April 14, 1998

Six Opinions
The Fool on the Beardstown Ladies

The Importance of Accountability
by Rick Munarriz ([email protected])

Accountability is at the very forefront of all things Foolish, and that is the one area where the Beardstown Ladies do deserve a round of reprimand.

As a founding investment club Treasurer, I can assure you that the NAIC Accounting Manual offers a simple and logical approach to portfolio bookkeeping. With unit values, similar to a mutual fund's net asset value, the hurdle to clear in calculating how the sum of club holdings fared over the course of a year is low. It tracks dollars. It fields sense.

The fact that the group built an empire that stood for years on a faulty premise that went unnoticed speaks volumes of how we are all prone to imperfection. How many millions of us glossed over the disclaimer, much the same way that the Beardstown Ladies glossed over their monthly valuation statements, without blinking amber. Don't tell me that we looked the other way because the Illinois club members were endearing grandmothers. We are a callous performance-based people. Until a solitary Chicago writer asked some questions, how many Wise, Fools, and everyone in-between were guilty of overlooking the obvious.

The sad twist is that the disclaimer itself proved to be false. Yet it prompted an audit that revealed that a data entry error had propped up returns like a Wonderbra on Kate Moss.

I believe that the oversight was an honest mistake. I do. I think most of us feel that way. Yet, sadly enough, I wonder if the black eye given to the individual investor over this would lighten any sooner if this had actually been a case of deliberate deception.

Because, while the Beardstown blunder does not make the ladies' advice any less sage, or their recipes any less tasty, the unfortunate incident may give many the impression that the common investor, individually or in concert, cannot keep their own books.

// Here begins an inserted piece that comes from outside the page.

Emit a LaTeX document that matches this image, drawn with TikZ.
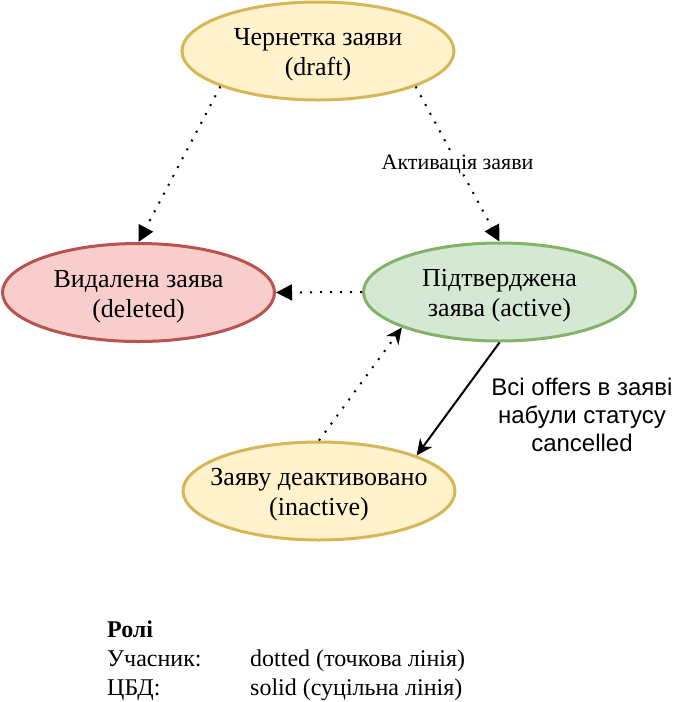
\documentclass[tikz,border=0pt]{standalone}
\usepackage{fontspec}
\setmainfont{Liberation Serif}
\setsansfont{Liberation Sans}
\usetikzlibrary{arrows.meta,shapes.geometric}

\definecolor{draftfill}{HTML}{FFF2CC}
\definecolor{draftline}{HTML}{D6B656}
\definecolor{delfill}{HTML}{F8CECC}
\definecolor{delline}{HTML}{B85450}
\definecolor{actfill}{HTML}{D5E8D4}
\definecolor{actline}{HTML}{82B366}

\newcommand{\topstrut}{\rule{0pt}{25pt}}

\begin{document}
\begin{tikzpicture}[x=1pt, y=-1pt,
  state/.style={ellipse, line width=3pt, minimum width=272pt, minimum height=98pt,
    inner sep=-30pt, align=center, font=\fontsize{26}{30}\selectfont},
  usr/.style={line width=2pt, dash pattern=on 2pt off 8pt},
  cbd/.style={line width=2pt},
  blk/.style={-{Triangle[length=16pt,width=16pt]}},
  cls/.style={-{Stealth[length=16pt,width=15pt,inset=5pt]}},
  legend/.style={anchor=base west, inner sep=0pt, font=\fontsize{24}{30}\selectfont}]

\useasboundingbox (0,0) rectangle (682,702);

\def\lx{107};
\def\cx{250};

% states
\node[state, draw=draftline, fill=draftfill] (draft) at (318,51) {\topstrut Чернетка заяви\\(draft)};
\node[state, draw=delline, fill=delfill] (deleted) at (138.5,292.5) {\topstrut Видалена заява\\(deleted)};
\node[state, draw=actline, fill=actfill] (active) at (499.5,292) {\topstrut Підтверджена\\заява (active)};
\node[state, draw=draftline, fill=draftfill] (inactive) at (319,491) {\topstrut Заяву деактивовано\\(inactive)};

% transitions
\draw[usr, blk] (draft.200) -- (deleted.north);
\draw[usr, blk] (draft.340) -- (active.north)
  node[midway, fill=white, inner sep=1pt, font=\fontsize{22}{26}\selectfont] (act) {Активація заяви};
\draw[usr, blk] (active.west) -- (deleted.east);
\draw[usr, cls] (inactive.north) -- (active.200);
\draw[cbd, cls] (active.south) -- (inactive.20);

\node[align=center, font=\sffamily\fontsize{24}{28}\selectfont] (cancel) at (582,415)
  {Всі offers в заяві\\набули статусу\\cancelled};

% roles
\node[legend] (roles) at (\lx,637) {\textbf{Ролі}};
\node[legend] (user) at (\lx,666) {Учасник:};
\node[legend] (userln) at (\cx,666) {dotted (точкова лінія)};
\node[legend] (cbd) at (\lx,695) {ЦБД:};
\node[legend] (cbdln) at (\cx,695) {solid (суцільна лінія)};

\end{tikzpicture}
\end{document}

That is why there is probably someone at this very moment tossing her copy of Intuit's Quicken into the bonfire. Out in suburbia, a man is crossing his fingers hoping his checks don't bounce because he couldn't balance his account statement the month before. We're a sad lot of number aversives.

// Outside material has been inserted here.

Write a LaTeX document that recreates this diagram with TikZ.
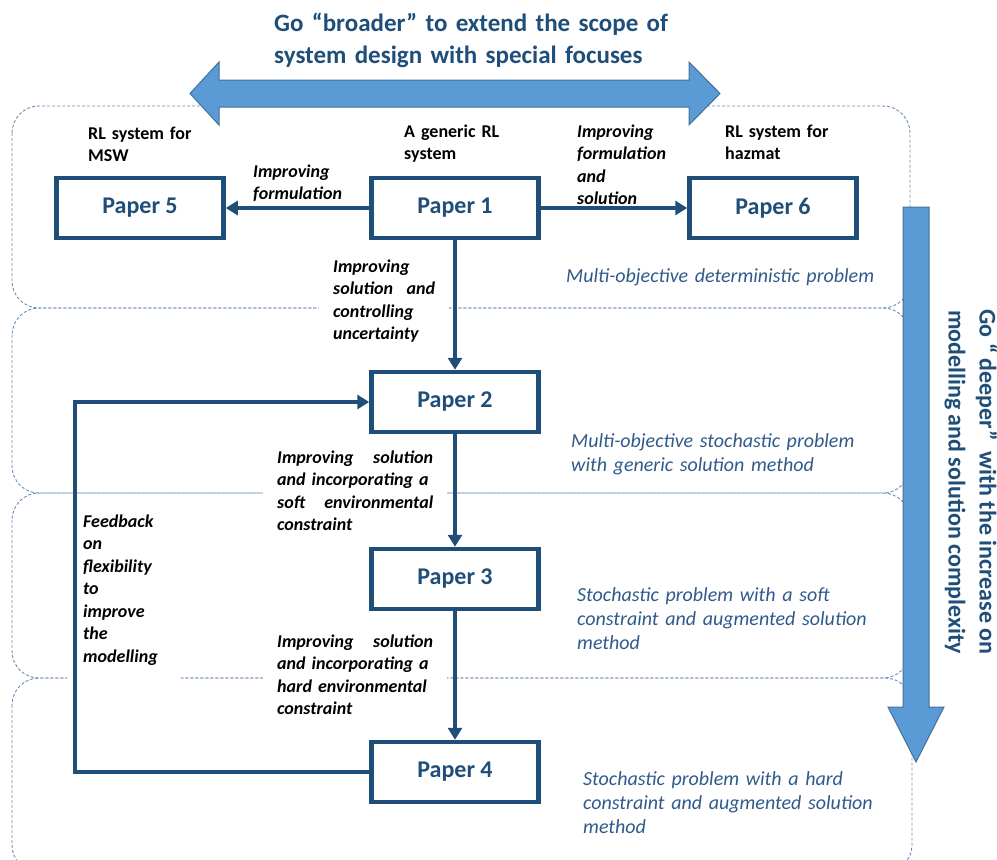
\documentclass[tikz,border=0pt]{standalone}
\usepackage{fontspec}
\setmainfont{Carlito}
\usetikzlibrary{arrows.meta}
\definecolor{dblue}{HTML}{1F4E79}
\definecolor{afill}{HTML}{5B9BD5}
\definecolor{aline}{HTML}{41719C}
\definecolor{lblue}{HTML}{2F5A8A}
\definecolor{bandc}{HTML}{6B8EB8}
\begin{document}
\begin{tikzpicture}[x=1pt,y=-1pt,
  band/.style={draw=bandc, line width=0.9pt, dash pattern=on 3pt off 2pt, rounded corners=27pt},
  blockarrow/.style={fill=afill, draw=aline, line width=1pt},
  paper/.style={draw=dblue, line width=4.5pt, fill=white, minimum width=167pt, minimum height=60pt, inner sep=0pt, text=dblue, font=\fontsize{24}{28}\selectfont\bfseries},
  conn/.style={draw=dblue, line width=4pt, -{Triangle[length=12pt,width=14pt]}},
  blk/.style={anchor=base west, inner sep=0pt, text width=150pt, align=left, font=\fontsize{18}{22}\selectfont\bfseries},
  ibk/.style={anchor=base west, inner sep=0pt, text width=150pt, align=left, font=\fontsize{18}{22.5}\selectfont\bfseries\itshape},
  wlab/.style={anchor=base west, fill=white, inner xsep=14pt, inner ysep=4pt, font=\fontsize{18}{22.5}\selectfont\bfseries\itshape},
  plab/.style={anchor=base west, inner sep=0pt, text width=340pt, align=left, text=lblue, font=\fontsize{20}{24.3}\selectfont\itshape},
  ttl/.style={anchor=base west, inner sep=0pt, text width=420pt, align=left, text=dblue, font=\fontsize{25}{32}\selectfont\bfseries},
  vtxt/.style={rotate=-90, inner sep=0pt, align=center, text=dblue, font=\fontsize{24}{31}\selectfont\bfseries}
]
\useasboundingbox (0,0) rectangle (997,860);
\clip (0,0) rectangle (997,860);

% bands
\draw[band] (12,106) rectangle (910,308);
\draw[band] (12,308) rectangle (910,493);
\draw[band] (12,493) rectangle (910,678);
\draw[band] (12,678) rectangle (912,872);

% block arrows
\draw[blockarrow] (190,93.5) -- (219,62) -- (219,80) -- (689,80) -- (689,62) -- (720,93.5)
  -- (689,125) -- (689,107) -- (219,107) -- (219,125) -- cycle;
\draw[blockarrow] (903,207) -- (929,207) -- (929,707) -- (944,707) -- (916,762) -- (888,707) -- (903,707) -- cycle;

% title and side text
\node[ttl] (title) at (274,31) {Go “broader” to extend the scope of\\system design with special focuses};
\node[vtxt] (deep) at (971,482) {Go “ deeper” \ with the increase on\\modelling and solution complexity};

% black labels
\node[blk] (lmsw) at (88,139) {RL system for\\MSW};
\node[blk] (lgen) at (404,137) {A generic RL\\system};
\node[blk] (lhaz) at (725,137) {RL system for\\hazmat};
\node[ibk] (lif1) at (253,177) {Improving\\formulation};
\node[ibk] (lif2) at (577,137) {Improving\\formulation\\and\\solution};

% white-backed labels
\node[wlab, text width=102pt] (lctl) at (319,272) {Improving\\solution\hfill and\\controlling\\uncertainty};
\node[wlab, text width=156pt] (lsoft) at (263,463) {Improving\hfill solution\\\mbox{and incorporating a}\\soft\hfill environmental\\constraint};
\node[wlab, text width=156pt] (lhard) at (263,647) {Improving\hfill solution\\\mbox{and incorporating a}\\\mbox{hard environmental}\\constraint};
\node[wlab, text width=82pt, inner xsep=16pt, inner ysep=14pt] (lfb) at (67,527) {Feedback\\on\\flexibility\\to\\improve\\the\\modelling};

% problem labels
\node[plab] (pd1) at (566,282) {Multi-objective deterministic problem};
\node[plab] (pd2) at (571,447) {Multi-objective stochastic problem\\with generic solution method};
\node[plab] (pd3) at (577,601) {Stochastic problem with a soft\\constraint and augmented solution\\method};
\node[plab] (pd4) at (583,785) {Stochastic problem with a hard\\constraint and augmented solution\\method};

% paper boxes
\node[paper] (p1) at (455,208) {Paper 1};
\node[paper] (p5) at (140,208) {Paper 5};
\node[paper] (p6) at (773,208) {Paper 6};
\node[paper] (p2) at (455,402) {Paper 2};
\node[paper] (p3) at (455,579) {Paper 3};
\node[paper] (p4) at (455,772) {Paper 4};

% connectors
\draw[conn] (p1) -- (p5);
\draw[conn] (p1) -- (p6);
\draw[conn] (p1) -- (p2);
\draw[conn] (p2) -- (p3);
\draw[conn] (p3) -- (p4);
\coordinate (fbc) at (75,402);
\draw[conn] (p4.west) -| (fbc) -- (p2.west);
\end{tikzpicture}
\end{document}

We live in a wonderful age of automation. There is no need to dust off the abacus or carve into papyrus. Software as simple as TMF Sargon's Portfolio Tracker is a painless way to not only keep us honest -- but to keep us informed. Who would go to a ballgame at a field without a scoreboard? Sure, it is most unFoolish to slave over every tick, but in looking at a collection of ticks over a set period of time, who wouldn't want to know the true return. The ultimate and often solitary dialer to the fiscal "How is My Driving" hotline is oneself.

This is not to belittle gray matter's significance in qualitative analysis. We must still kick the tires, often stubbing our toes in the process. The human element will always remain critical. Think hard. Plan harder.

So, while the Wise are enjoying the fact that they are not alone in market underperformance, if one can draw the lesson of personal accountability from this, God bless the same ladies that educated the masses on the opportunities within the stock market in the first place.

I do feel for Beardstown Treasurer Betty Sinnock, making the humbling media rounds with a "Kick Me" sign on her back. You think she will make an accounting error again? Not likely.

We may forgive. We probably won't forget. But investors will walk away with a greater sense of accountability, and that, again, is what is at the forefront of all things Foolish.